Hay metros que huelen más que otros. En el DF, y creo que por fortuna, el metro estimula poco el olfato a comparación de otros que he conocido. En cambio, el metro de París, inaugurado en 1900, no es sólo el más antiguo del mundo, sino probablemente el más oloroso. Trasladarse de un lado a otro en los subterráneos de esa ciudad constituye una buena manera de conocer a sus habitantes. El subterráneo recorre toda la capital francesa, así como sus suburbios y los pueblos aledaños. Cada estación tiene un carácter peculiar, una personalidad y un aroma. No creo, por ejemplo, que haya ningún viajero que no haya sido tentado por el olor que expide la panadería ubicada en la estación de République, sobre el cruce de pasillos donde confluyen la mayoría de las líneas.
Es común ver a los transeúntes desviar su apurada carrera hacia el trabajo para adquirir un croissant o un pain au chocolat y comerlo después, una vez instalados dentro de los vagones.

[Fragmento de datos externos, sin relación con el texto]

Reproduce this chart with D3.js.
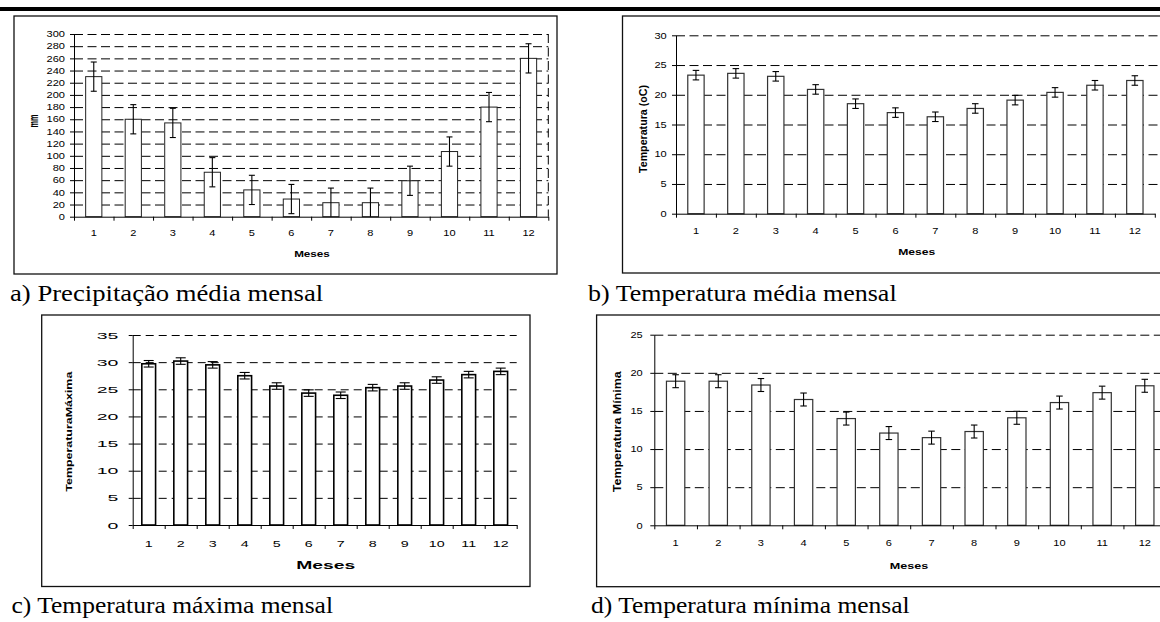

En esa misma estación, no muy lejos de la panadería, hay un puesto de frutas tropicales particularmente aromáticas: el perfume del maracuyá, del mango y del lichy evoca, en pleno centro de París, a países como Vietnam, Brasil o Colombia de donde proceden muchos de los pasajeros que transitan por la línea 3 (Gambetta-Pont de Levallois) o la línea 11 que se detiene en Belleville, el mayor centro de restaurantes asiáticos –algunos muy recomendables.
Hay estaciones que aún conservan su carácter de principios del siglo XX, como La Motte Piquet-Grenelle con una arquitectura laberíntica y unos corredores abiertos por donde circula muy bien el aire. En otras, como Bibliothèque François Miterrand, la proximidad del Sena aporta los efluvios del río, su olor a musgo y a agua estancada.
Sin embargo, lo que uno recuerda con mayor fuerza es el tufo humano –una mezcla de ajo y queso camembert- que se percibe por las tardes, cuando los parisinos, después de una larga jornada de trabajo, vuelven a sus casas exhaustos. Si para llegar a su destino, uno debe desplazarse por la línea 2, la que va desde la Porte Dauphine hasta Nation, el olor a sudor descrito más arriba se verá combinado con una serie de aromas exóticos como comino, cardamomo y harissa, aportación de los numerosos africanos y paquistaníes que suelen viajar por ahí. En cambio, si uno sube a la línea 14, la que va desde Plaza de la Madelaine hasta Châtelet, probablemente no resentirá tanto el golpe olfativo. Esta línea que circula por los lugares más elegantes y asépticos de la ciudad, es nueva y cuenta con un sistema de ventilación muy eficaz.
Además sus usuarios, generalmente oficinistas, burócratas o secretarias suelen ir bien vestidos y usar desodorante. Es mucho más recomendable el viaje vespertino por esa línea que el matutino ya que en las mañanas todas esas fragancias, recién rociadas, son demasiado fuertes y se mezclan entre sí. Otras líneas recomendables para evitar los malos olores son la 8 y la 13. Los olores subterráneos de París no pasan siempre por el filtro de la transpiración y el contacto con la piel. El RER por ejemplo, el tren interurbano que conecta la ciudad con los suburbios, tiene un carácter muy distinto: a veces uno alcanza a percibir en él los olores de la campiña francesa, los bosques, la paja y los animales. Aromas, por lo demás, muy desconcertantes cuando se está en medio de la ciudad y que recuerdan que, hace no mucho tiempo, en París había caballos y algunas carretas. Algunos escritores, como el argentino Julio Cortázar, situaron sus historias en el metro de esa ciudad, un universo tan fascinante.